====== Data

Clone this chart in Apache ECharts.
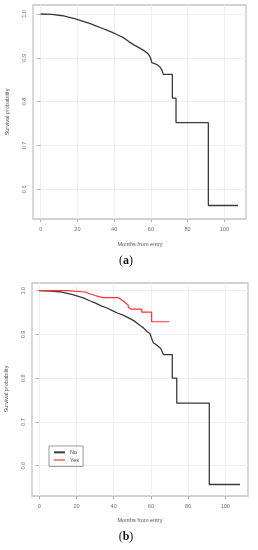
<!DOCTYPE html>
<html><head><meta charset="utf-8">
<script src="https://cdn.jsdelivr.net/npm/echarts@6/dist/echarts.min.js"></script>
<style>html,body{margin:0;padding:0;background:#fff}#c{width:258px;height:550px}</style>
</head><body><div id="c"></div>
<script>
// ---- data (repeated months mark the vertical drops of the step curve) ----
const xTicks = [0, 20, 40, 60, 80, 100];
const yTicks = [0.6, 0.7, 0.8, 0.9, 1.0];

// panel (a): all patients
const monthsA = [0, 6, 12, 15, 18, 21, 24, 27, 30, 33, 36, 39, 42, 45, 48, 51, 54, 56, 58, 59, 59.9, 60.5, 62, 63.5, 64.5, 65.2, 66, 66.8, 71.7, 71.7, 73.7, 73.7, 91.3, 91.3, 107.5];
const survA   = [1.0, 0.999, 0.996, 0.993, 0.990, 0.986, 0.982, 0.978, 0.973, 0.968, 0.963, 0.958, 0.952, 0.946, 0.937, 0.929, 0.922, 0.917, 0.911, 0.906, 0.899, 0.889, 0.887, 0.884, 0.884, 0.878, 0.872, 0.862, 0.862, 0.808, 0.808, 0.752, 0.752, 0.563, 0.563];

// panel (b): group "No"
const monthsNo = [0, 6, 12, 15, 18, 21, 24, 27, 30, 33, 36, 39, 42, 45, 48, 51, 54, 56, 58, 59.5, 60.4, 61.3, 63.1, 64, 65.3, 66.7, 71.5, 71.5, 73.9, 73.9, 91.4, 91.4, 107.9];
const survNo   = [1.0, 0.999, 0.997, 0.994, 0.991, 0.987, 0.983, 0.977, 0.972, 0.966, 0.961, 0.955, 0.949, 0.944, 0.938, 0.931, 0.921, 0.915, 0.906, 0.902, 0.891, 0.881, 0.876, 0.872, 0.868, 0.854, 0.854, 0.800, 0.800, 0.743, 0.743, 0.557, 0.557];
// panel (b): group "Yes"
const monthsYes = [0, 14.7, 14.7, 24.6, 25, 27.2, 28, 30, 32.6, 34.4, 42.5, 42.5, 44.3, 44.3, 46.1, 46.1, 47.8, 47.8, 49.3, 55.1, 55.1, 60.4, 60.4, 69.9];
const survYes   = [1.0, 1.0, 0.998, 0.997, 0.995, 0.993, 0.990, 0.989, 0.986, 0.984, 0.984, 0.981, 0.979, 0.975, 0.973, 0.969, 0.967, 0.962, 0.958, 0.958, 0.951, 0.951, 0.929, 0.929];

const legendNames = ['No', 'Yes'];
const xTitle = 'Months from entry';
const yTitle = 'Survival probability';

// ---- chart ----
const pairs = (xs, ys) => xs.map((x, i) => [x, ys[i]]);
const FONT = 'Liberation Sans';
const LBL = '#707070';
const BOX = '#c4c4c4';
const BLACK = '#3a3a3a';
const RED = '#ff3030';

function xAxis(gi, min, max) {
  return {
    type: 'value', gridIndex: gi, min: min, max: max,
    axisLine: { show: false },
    axisTick: { show: true, inside: false, length: 3, lineStyle: { color: '#b0b0b0', width: 1 }, customValues: xTicks },
    axisLabel: { color: LBL, fontSize: 5.6, fontFamily: FONT, margin: 7, customValues: xTicks, formatter: v => String(v) },
    splitLine: { show: true, lineStyle: { color: '#efefef', width: 1 } }
  };
}
function yAxis(gi, min, max) {
  return {
    type: 'value', gridIndex: gi, min: min, max: max,
    axisLine: { show: false },
    axisTick: { show: true, inside: false, length: 3, lineStyle: { color: '#b0b0b0', width: 1 }, customValues: yTicks },
    axisLabel: { color: LBL, fontSize: 5.6, fontFamily: FONT, margin: 6, rotate: 90, customValues: yTicks, formatter: v => v.toFixed(1) },
    splitLine: { show: true, lineStyle: { color: '#efefef', width: 1 } }
  };
}
function txt(x, y, text, opts) {
  return Object.assign({ type: 'text', x: x, y: y, silent: true,
    style: Object.assign({ text: text, fill: '#555', fontSize: 5.6, fontFamily: FONT, align: 'center', verticalAlign: 'middle' }, opts && opts.style || {}) },
    opts && opts.rotation ? { rotation: opts.rotation } : {});
}
function panelLabel(x, y, letter) {
  return { type: 'text', x: x, y: y, silent: true,
    style: { text: '(' + '{b|' + letter + '})', fill: '#111', fontSize: 12, fontFamily: 'Liberation Serif', align: 'center', verticalAlign: 'middle',
      rich: { b: { fontWeight: 'bold', fontSize: 12, fontFamily: 'Liberation Serif', fill: '#111' } } } };
}

const chart = echarts.init(document.getElementById('c'), null, { renderer: 'canvas' });
chart.setOption({
  animation: false,
  backgroundColor: '#fff',
  grid: [
    { left: 33, top: 5, width: 213, height: 214, show: true, borderColor: BOX, borderWidth: 1.3, backgroundColor: 'transparent' },
    { left: 32, top: 283, width: 216, height: 213, show: true, borderColor: BOX, borderWidth: 1.3, backgroundColor: 'transparent' }
  ],
  xAxis: [xAxis(0, -4.19, 111.8), xAxis(1, -3.92, 112.2)],
  yAxis: [yAxis(0, 0.5322, 1.0205), yAxis(1, 0.5307, 1.0176)],
  legend: {
    data: legendNames, left: 49, top: 446, orient: 'vertical',
    itemWidth: 11, itemHeight: 2, itemGap: 1, itemTextGap: 5,
    icon: 'rect', borderColor: '#999', borderWidth: 1, borderRadius: 0,
    padding: [3, 4, 3, 5],
    textStyle: { fontSize: 5.6, fontFamily: FONT, color: '#444', lineHeight: 6.7 }
  },
  series: [
    { name: 'All', type: 'line', xAxisIndex: 0, yAxisIndex: 0, showSymbol: false, data: pairs(monthsA, survA), lineStyle: { color: BLACK, width: 1.3 }, itemStyle: { color: BLACK } },
    { name: legendNames[0], type: 'line', xAxisIndex: 1, yAxisIndex: 1, showSymbol: false, data: pairs(monthsNo, survNo), lineStyle: { color: BLACK, width: 1.3 }, itemStyle: { color: BLACK } },
    { name: legendNames[1], type: 'line', xAxisIndex: 1, yAxisIndex: 1, showSymbol: false, data: pairs(monthsYes, survYes), lineStyle: { color: RED, width: 1.2 }, itemStyle: { color: '#ff8080' } }
  ],
  graphic: [
    txt(7, 112, yTitle, { rotation: Math.PI / 2 }),
    txt(140, 244, xTitle),
    panelLabel(126, 261, 'a'),
    txt(6.5, 389, yTitle, { rotation: Math.PI / 2 }),
    txt(140, 520, xTitle),
    panelLabel(126, 537, 'b')
  ]
});
</script>
</body></html>
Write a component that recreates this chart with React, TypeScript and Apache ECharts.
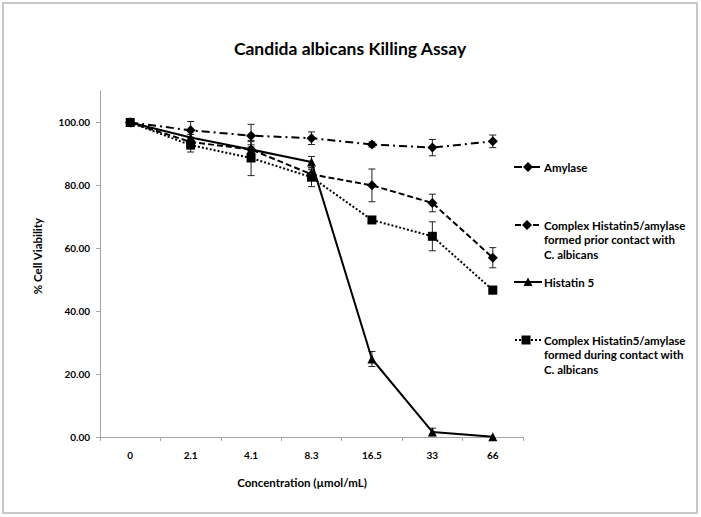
import React, { useEffect, useRef } from "react";
import * as echarts from "echarts";

const categories = ["0", "2.1", "4.1", "8.3", "16.5", "33", "66"];
const yTicks = [0, 20, 40, 60, 80, 100];

const amylase = [100, 97.5, 95.8, 95.0, 93.0, 92.0, 94.0];
const amylaseErr = [0, 2.8, 3.6, 2.0, 0.8, 2.6, 2.0];
const complexPrior = [100, 93.8, 91.4, 83.5, 80.0, 74.4, 57.0];
const complexPriorErr = [0, 1.5, 2.5, 1.5, 5.2, 2.8, 3.2];
const histatin5 = [100, 95.2, 91.4, 87.4, 24.8, 1.6, 0.1];
const histatin5Err = [0, 1.0, 1.5, 1.8, 2.4, 1.2, 0];
const complexDuring = [100, 92.8, 88.7, 82.6, 69.0, 63.8, 46.7];
const complexDuringErr = [0, 2.2, 5.6, 3.0, 0.5, 4.6, 1.2];

const names = [
  "Amylase",
  "Complex Histatin5/amylase\nformed prior contact with\nC. albicans",
  "Histatin 5",
  "Complex Histatin5/amylase\nformed during contact with\nC. albicans",
];

const FONT = "Lato";

function errSeries(vals: number[], errs: number[]) {
  return {
    type: "custom",
    silent: true,
    z: 1,
    data: vals.map((v, i) => [i, v, errs[i]]),
    renderItem: (params: any, api: any) => {
      const i = api.value(0);
      const v = api.value(1);
      const e = api.value(2);
      if (!e) return { type: "group", children: [] };
      const top = api.coord([i, v + e]);
      const bot = api.coord([i, v - e]);
      const w = 3.5;
      const style = { stroke: "#222", lineWidth: 1 };
      return {
        type: "group",
        children: [
          { type: "line", shape: { x1: top[0], y1: top[1], x2: bot[0], y2: bot[1] }, style },
          { type: "line", shape: { x1: top[0] - w, y1: top[1], x2: top[0] + w, y2: top[1] }, style },
          { type: "line", shape: { x1: bot[0] - w, y1: bot[1], x2: bot[0] + w, y2: bot[1] }, style },
        ],
      };
    },
  };
}

function legendItem(y: number, x1: number, x2: number, dash: any, marker: any, text: string) {
  return {
    type: "group",
    children: [
      {
        type: "line",
        shape: { x1, y1: y, x2, y2: y },
        style: { stroke: "#000", lineWidth: 2, lineDash: dash },
      },
      marker,
      {
        type: "text",
        x: 544,
        y: y - 7.25,
        style: {
          text,
          font: `bold 11.5px ${FONT}`,
          fill: "#000",
          lineHeight: 14.5,
          verticalAlign: "top",
          align: "left",
        },
      },
    ],
  };
}

export default function App() {
  const ref = useRef<HTMLDivElement>(null);
  useEffect(() => {
    if (!ref.current) return;
    const chart = echarts.init(ref.current, null, { renderer: "svg" });
    const dashDot = [8, 4, 2, 4];
    const dashed = [6, 3];
    const dotted = [2, 2];
    const lineSeries = (name: string, data: number[], dash: any, symbol: string, size: number) => ({
      type: "line",
      name,
      data,
      z: 3,
      symbol,
      symbolSize: size,
      itemStyle: { color: "#000" },
      lineStyle: { color: "#000", width: 2, type: dash },
    });
    chart.setOption({
      animation: false,
      backgroundColor: "#fff",
      grid: { left: 100, right: 178, top: 91, bottom: 80, containLabel: false },
      xAxis: {
        type: "category",
        data: categories,
        boundaryGap: true,
        axisLine: { lineStyle: { color: "#a6a6a6", width: 1 } },
        axisTick: { show: true, length: 4, lineStyle: { color: "#a6a6a6" } },
        axisLabel: { color: "#000", fontFamily: FONT, fontWeight: "bold", fontSize: 10, margin: 13 },
        splitLine: { show: false },
      },
      yAxis: {
        type: "value",
        min: 0,
        max: 110,
        axisLine: { show: true, lineStyle: { color: "#a6a6a6", width: 1 } },
        axisTick: { show: true, length: 4, lineStyle: { color: "#a6a6a6" }, customValues: yTicks },
        axisLabel: {
          color: "#000",
          fontFamily: FONT,
          fontWeight: "bold",
          fontSize: 10,
          margin: 10,
          customValues: yTicks,
          formatter: (v: number) => v.toFixed(2),
        },
        splitLine: { show: false },
      },
      series: [
        errSeries(amylase, amylaseErr),
        errSeries(complexPrior, complexPriorErr),
        errSeries(histatin5, histatin5Err),
        errSeries(complexDuring, complexDuringErr),
        lineSeries(names[0], amylase, dashDot, "diamond", 10),
        lineSeries(names[1], complexPrior, dashed, "diamond", 10),
        lineSeries(names[2], histatin5, "solid", "triangle", 9),
        lineSeries(names[3], complexDuring, dotted, "rect", 9),
      ],
      graphic: [
        {
          type: "rect",
          z: -10,
          shape: { x: 3, y: 3, width: 694, height: 510 },
          style: { fill: "none", stroke: "#c8c8c8", lineWidth: 2 },
        },
        {
          type: "text",
          x: 350,
          y: 48,
          style: {
            text: "Candida albicans Killing Assay",
            font: `bold 17.5px ${FONT}`,
            fill: "#000",
            align: "center",
            verticalAlign: "middle",
          },
        },
        {
          type: "text",
          x: 302,
          y: 482,
          style: {
            text: "Concentration (µmol/mL)",
            font: `bold 11.5px ${FONT}`,
            fill: "#000",
            align: "center",
            verticalAlign: "middle",
          },
        },
        {
          type: "text",
          x: 37,
          y: 256,
          rotation: Math.PI / 2,
          style: {
            text: "% Cell Viability",
            font: `bold 11.5px ${FONT}`,
            fill: "#000",
            align: "center",
            verticalAlign: "middle",
          },
        },
        legendItem(167, 514, 542, dashDot,
          { type: "polygon", shape: { points: [[528, 162], [533, 167], [528, 172], [523, 167]] }, style: { fill: "#000" } },
          names[0]),
        legendItem(225, 515, 542, dashed,
          { type: "polygon", shape: { points: [[527, 220], [532, 225], [527, 230], [522, 225]] }, style: { fill: "#000" } },
          names[1]),
        legendItem(282, 514, 542, "solid",
          { type: "polygon", shape: { points: [[528, 277.5], [532.5, 286], [523.5, 286]] }, style: { fill: "#000" } },
          names[2]),
        legendItem(340, 515, 542, dotted,
          { type: "rect", shape: { x: 521.5, y: 335.5, width: 9, height: 9 }, style: { fill: "#000" } },
          names[3]),
      ],
    });
    return () => chart.dispose();
  }, []);
  return (
    <div
      ref={ref}
      style={{ position: "fixed", left: 0, top: 0, width: 701, height: 517, background: "#fff" }}
    />
  );
}
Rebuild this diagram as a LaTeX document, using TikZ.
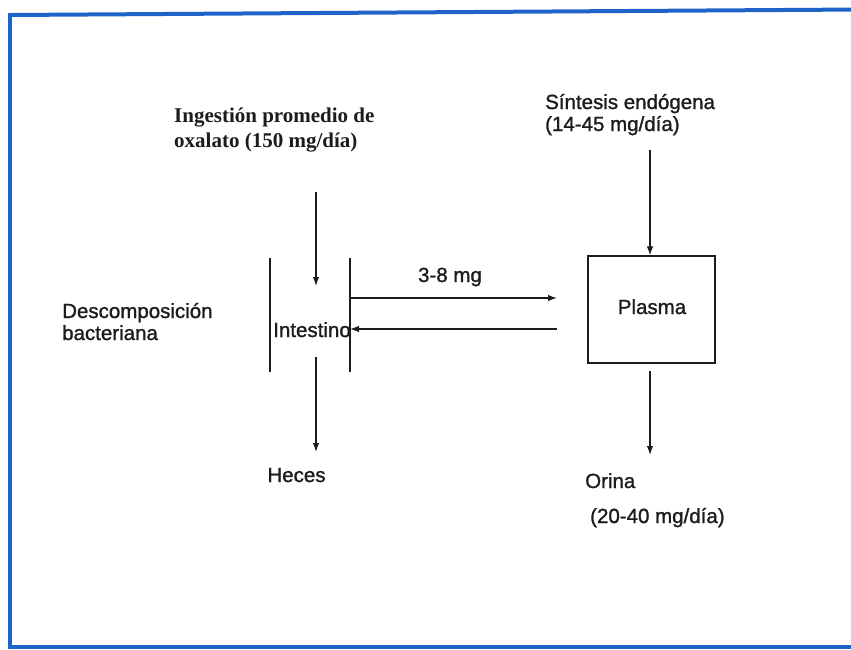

============

● **Direction**
Repeat exactly the lines from the start of the entries down to the line with "const RED = '#ff3030';", keeping both ends but none of the pictures.

● **Exercise output**
Clone this chart in Apache ECharts.
<!DOCTYPE html>
<html><head><meta charset="utf-8">
<script src="https://cdn.jsdelivr.net/npm/echarts@6/dist/echarts.min.js"></script>
<style>html,body{margin:0;padding:0;background:#fff}#c{width:258px;height:550px}</style>
</head><body><div id="c"></div>
<script>
// ---- data (repeated months mark the vertical drops of the step curve) ----
const xTicks = [0, 20, 40, 60, 80, 100];
const yTicks = [0.6, 0.7, 0.8, 0.9, 1.0];

// panel (a): all patients
const monthsA = [0, 6, 12, 15, 18, 21, 24, 27, 30, 33, 36, 39, 42, 45, 48, 51, 54, 56, 58, 59, 59.9, 60.5, 62, 63.5, 64.5, 65.2, 66, 66.8, 71.7, 71.7, 73.7, 73.7, 91.3, 91.3, 107.5];
const survA   = [1.0, 0.999, 0.996, 0.993, 0.990, 0.986, 0.982, 0.978, 0.973, 0.968, 0.963, 0.958, 0.952, 0.946, 0.937, 0.929, 0.922, 0.917, 0.911, 0.906, 0.899, 0.889, 0.887, 0.884, 0.884, 0.878, 0.872, 0.862, 0.862, 0.808, 0.808, 0.752, 0.752, 0.563, 0.563];

// panel (b): group "No"
const monthsNo = [0, 6, 12, 15, 18, 21, 24, 27, 30, 33, 36, 39, 42, 45, 48, 51, 54, 56, 58, 59.5, 60.4, 61.3, 63.1, 64, 65.3, 66.7, 71.5, 71.5, 73.9, 73.9, 91.4, 91.4, 107.9];
const survNo   = [1.0, 0.999, 0.997, 0.994, 0.991, 0.987, 0.983, 0.977, 0.972, 0.966, 0.961, 0.955, 0.949, 0.944, 0.938, 0.931, 0.921, 0.915, 0.906, 0.902, 0.891, 0.881, 0.876, 0.872, 0.868, 0.854, 0.854, 0.800, 0.800, 0.743, 0.743, 0.557, 0.557];
// panel (b): group "Yes"
const monthsYes = [0, 14.7, 14.7, 24.6, 25, 27.2, 28, 30, 32.6, 34.4, 42.5, 42.5, 44.3, 44.3, 46.1, 46.1, 47.8, 47.8, 49.3, 55.1, 55.1, 60.4, 60.4, 69.9];
const survYes   = [1.0, 1.0, 0.998, 0.997, 0.995, 0.993, 0.990, 0.989, 0.986, 0.984, 0.984, 0.981, 0.979, 0.975, 0.973, 0.969, 0.967, 0.962, 0.958, 0.958, 0.951, 0.951, 0.929, 0.929];

const legendNames = ['No', 'Yes'];
const xTitle = 'Months from entry';
const yTitle = 'Survival probability';

// ---- chart ----
const pairs = (xs, ys) => xs.map((x, i) => [x, ys[i]]);
const FONT = 'Liberation Sans';
const LBL = '#707070';
const BOX = '#c4c4c4';
const BLACK = '#3a3a3a';
const RED = '#ff3030';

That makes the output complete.